Meghan Markle Photo Appears in Queen's Speech, Confirming Welcome to the Royal Family

Meghan Markle attends a Christmas Day service at St. Mary Magdalene in King's Lynn, England, on December 25. Chris Jackson/Getty Images

Britain's Queen Elizabeth II officially acknowledged actress Meghan Markle as an impending member of the royal family in her annual Christmas speech on Monday.

Markle is set to marry Prince Harry, fifth in line to the throne, at a ceremony on May 19 at Windsor Castle in the south of the U.K.

The queen's message, which routinely takes place at 3 p.m. on Christmas, showed a photograph of Prince Harry, 33, and Markle, 36, in the room of the palace the queen was speaking from.

The pair had earlier in the week released their official engagement photographs taken in the gardens of Kensington Palace.

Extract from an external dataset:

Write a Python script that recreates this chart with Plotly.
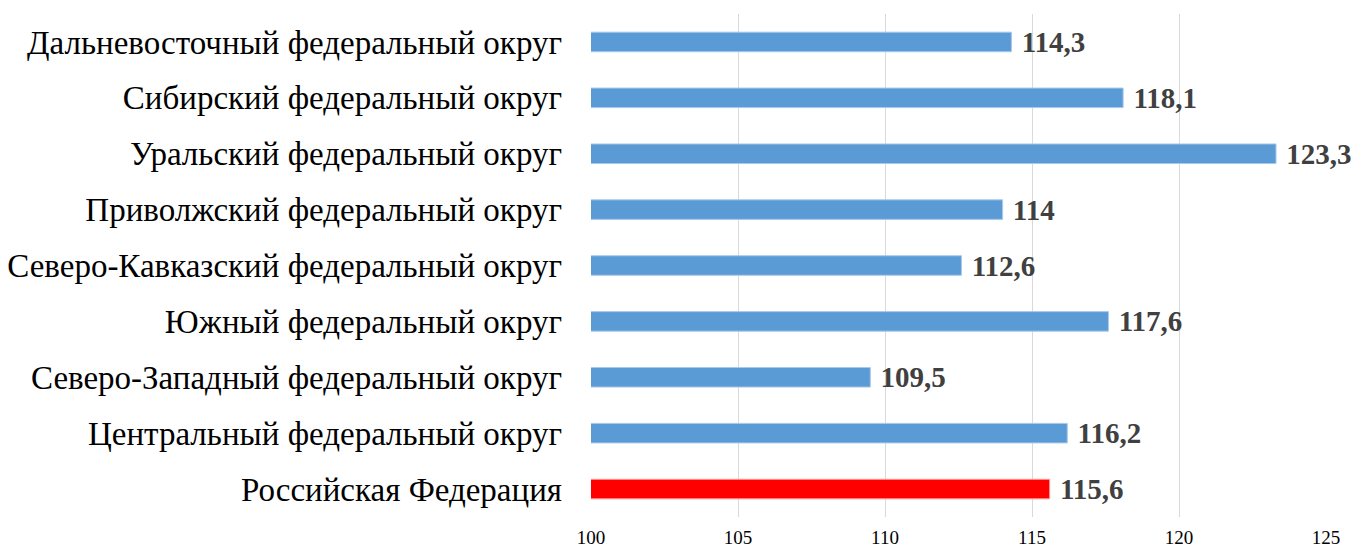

During her traditional speech, the queen said she was looking forward to welcoming "new members" into the royal family in 2018. On a table nearby was the framed engagement photo of Harry and Markle.

Prince William and Kate Middleton, also known as the Duke and Duchess of Cambridge, are expecting their third child in April 2018, to join Prince George and Princess Charlotte. The child's birth will make him or her fifth in line to the throne, pushing Harry down to sixth.

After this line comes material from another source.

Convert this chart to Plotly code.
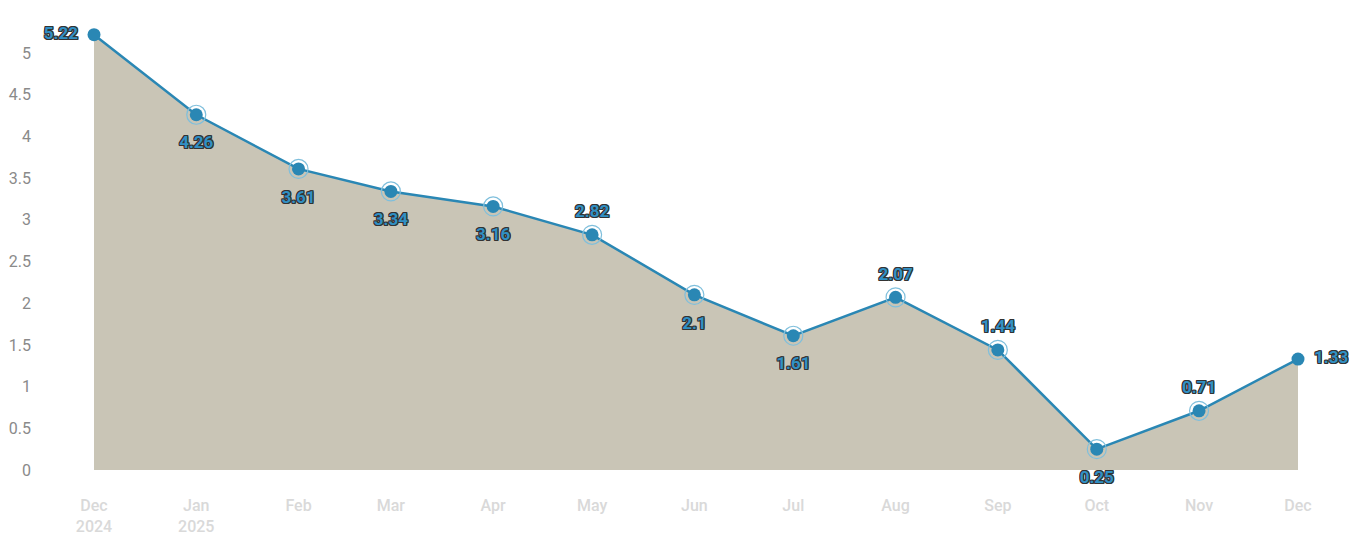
import plotly.graph_objects as go

dates = ["2024-12-01", "2025-01-01", "2025-02-01", "2025-03-01", "2025-04-01", "2025-05-01", "2025-06-01",
         "2025-07-01", "2025-08-01", "2025-09-01", "2025-10-01", "2025-11-01", "2025-12-01"]
categories = ["Dec<br>2024", "Jan<br>2025", "Feb", "Mar", "Apr", "May", "Jun", "Jul", "Aug", "Sep", "Oct", "Nov", "Dec"]
values = [5.22, 4.26, 3.61, 3.34, 3.16, 2.82, 2.1, 1.61, 2.07, 1.44, 0.25, 0.71, 1.33]
labels = ["5.22", "4.26", "3.61", "3.34", "3.16", "2.82", "2.1", "1.61", "2.07", "1.44", "0.25", "0.71", "1.33"]
label_pos = ["middle left", "bottom center", "bottom center", "bottom center", "bottom center", "top center",
             "bottom center", "bottom center", "top center", "top center", "bottom center", "top center", "middle right"]
y_ticks = [0, 0.5, 1, 1.5, 2, 2.5, 3, 3.5, 4, 4.5, 5]

line_color = "#2a87b4"
outline = "#333333"
shadow = ", ".join(f"{dx}px {dy}px 0 {outline}" for dx, dy in
                   [(1, 0), (-1, 0), (0, 1), (0, -1), (1, 1), (-1, -1), (1, -1), (-1, 1)])
pad_size = {"middle left": 24, "middle right": 24, "top center": 20, "bottom center": 32}
text_marker_sizes = [pad_size[p] for p in label_pos]

fig = go.Figure()
fig.add_trace(go.Scatter(
    x=dates, y=values, mode="lines", fill="tozeroy", fillcolor="#c9c5b6",
    line=dict(color=line_color, width=2.5), hoverinfo="skip", showlegend=False))
fig.add_trace(go.Scatter(
    x=dates[1:-1], y=values[1:-1], mode="markers",
    marker=dict(size=19, color="rgba(0,0,0,0)", line=dict(color="#7fbfdc", width=1.2)),
    hoverinfo="skip", showlegend=False, cliponaxis=False))
fig.add_trace(go.Scatter(
    x=dates, y=values, mode="markers",
    marker=dict(size=13, color=line_color, line=dict(width=0)), hoverinfo="skip",
    showlegend=False, cliponaxis=False))
fig.add_trace(go.Scatter(
    x=dates, y=values, mode="markers+text", text=labels, textposition=label_pos,
    marker=dict(size=text_marker_sizes, color="rgba(0,0,0,0)", opacity=0,
                line=dict(width=0, color="rgba(0,0,0,0)")),
    textfont=dict(family="Roboto", size=17, color="#3190c4", weight="bold", shadow=shadow),
    hoverinfo="skip", showlegend=False, cliponaxis=False))

fig.update_layout(
    width=1359, height=542, margin=dict(l=40, r=20, t=20, b=72),
    plot_bgcolor="white", paper_bgcolor="white",
    font=dict(family="Roboto"), hovermode=False,
    xaxis=dict(type="date", tickvals=dates, ticktext=categories,
               range=["2024-11-14 15:00", "2025-12-13 10:20"], showgrid=False,
               zeroline=False, showline=False, ticklabelstandoff=24, automargin=False,
               tickfont=dict(size=16, color="#d9d9d9", weight=500)),
    yaxis=dict(tickvals=y_ticks, range=[0, 5.396], showgrid=False, zeroline=False, automargin=False,
               showline=False, tickfont=dict(size=16, color="#8a8a8a"), ticklabelstandoff=8),
)
fig.write_html("out.html", config={"displayModeBar": False},
               post_script="document.body.style.margin='0px';")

Both couples spent Christmas with the wider royal family at Sandringham, attending church on Christmas Day. It is Markle's first holiday season with the royals, and her presence was particularly notable because new additions usually are already married when they attend the festivities, rather than being engaged.

The British media has said Markle's stay at Sandringham with other royals is a sign of how quickly the royal family has accepted her.

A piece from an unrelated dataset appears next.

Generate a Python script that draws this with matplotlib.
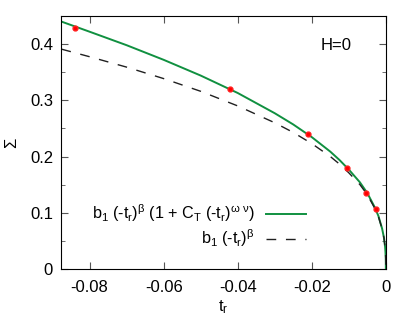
import numpy as np
import matplotlib
matplotlib.use('Agg')
import matplotlib.pyplot as plt

plt.rcParams['font.family'] = ['Liberation Sans', 'DejaVu Sans']
plt.rcParams['mathtext.default'] = 'regular'
plt.rcParams['axes.unicode_minus'] = False

# simulation points
t_data = [-0.084, -0.042, -0.021, -0.0105, -0.00525, -0.002625]
sigma_data = [0.428, 0.320, 0.240, 0.180, 0.135, 0.106]

# curves
t_curve = [-0.0876, -0.08, -0.07, -0.06, -0.05, -0.04, -0.03, -0.025, -0.02,
           -0.015, -0.0125, -0.01, -0.007, -0.005, -0.003, -0.002, -0.001,
           -0.0005, -0.0002, -0.0001, -0.00003, -0.00001, 0.0]
sigma_corr = [0.440, 0.422, 0.398, 0.372, 0.344, 0.313, 0.277, 0.257, 0.2345,
              0.2087, 0.1937, 0.1768, 0.1541, 0.135, 0.1098, 0.0942, 0.0716,
              0.0553, 0.039, 0.030, 0.019, 0.012, 0.0]
sigma_lead = [0.391, 0.3775, 0.359, 0.3386, 0.316, 0.290, 0.260, 0.2428, 0.223,
              0.200, 0.1865, 0.171, 0.150, 0.132, 0.108, 0.093, 0.071,
              0.055, 0.039, 0.030, 0.019, 0.012, 0.0]

xticks = [-0.08, -0.06, -0.04, -0.02, 0.0]
xticklabels = ['-0.08', '-0.06', '-0.04', '-0.02', '0']
yticks = [0.0, 0.1, 0.2, 0.3, 0.4]
yticklabels = ['0', '0.1', '0.2', '0.3', '0.4']

fs = 12

fig = plt.figure(figsize=(4.07, 3.26), dpi=100)
ax = fig.add_axes([0.151, 0.175, 0.797, 0.776])

ax.plot(t_curve, sigma_corr, color='#109040', lw=1.4,
        label=r'b$_1$ (-t$_r$)$^{\beta}$ (1 + C$_T$ (-t$_r$)$^{\omega\ \nu}$)')
ax.plot(t_curve, sigma_lead, color='#202020', lw=1.0, dashes=(7, 7),
        label=r'b$_1$ (-t$_r$)$^{\beta}$')
ax.plot(t_data, sigma_data, 'o', color='red', ms=3.5, mec='#ff2020')

ax.set_xlim(-0.0876, 0.0)
ax.set_ylim(0.0, 0.45)
ax.set_xticks(xticks, xticklabels)
ax.set_yticks(yticks, yticklabels)
ax.set_yticks(np.arange(0.05, 0.45, 0.1), minor=True)
ax.tick_params(which='both', direction='in', top=True, right=True,
               labelsize=fs, color='#555555')
ax.tick_params(axis='x', pad=8)
ax.tick_params(axis='y', pad=6)
ax.tick_params(which='major', length=5)
ax.tick_params(which='minor', length=3)

ax.set_xlabel(r't$_r$', fontsize=fs, labelpad=2)
ax.set_ylabel('Σ', fontsize=fs, labelpad=8)

ax.text(0.848, 0.885, 'H=0', transform=ax.transAxes, fontsize=fs,
        ha='center', va='center')

ax.legend(loc='center right', bbox_to_anchor=(0.80, 0.17), frameon=False,
          markerfirst=False, fontsize=11.6, handlelength=2.5,
          handletextpad=0.7, labelspacing=0.2)

plt.savefig('out.png', dpi=100)
plt.close()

The other photographs next to the queen during her speech included one of her 1947 wedding to Prince Philip, her 70th wedding anniversary portrait with him, and a fourth birthday portrait of Prince George, Prince WIlliam's son and third in line to the throne.

Meghan Markle and Prince Harry attend Christmas church service at St. Mary Magdalene on December 25. Chris Jackson/Getty Images

Other topics in her Christmas message included the five extremist attacks to hit British soil last year, four of them claimed by the Islamic State militant group (ISIS). She also referred to a fire in an apartment block, Grenfell Tower, London, that killed 71 people in June.

She said both the attacks and the shocking blaze had left her "grateful for the blessings of home and family, and in particular for 70 years of marriage."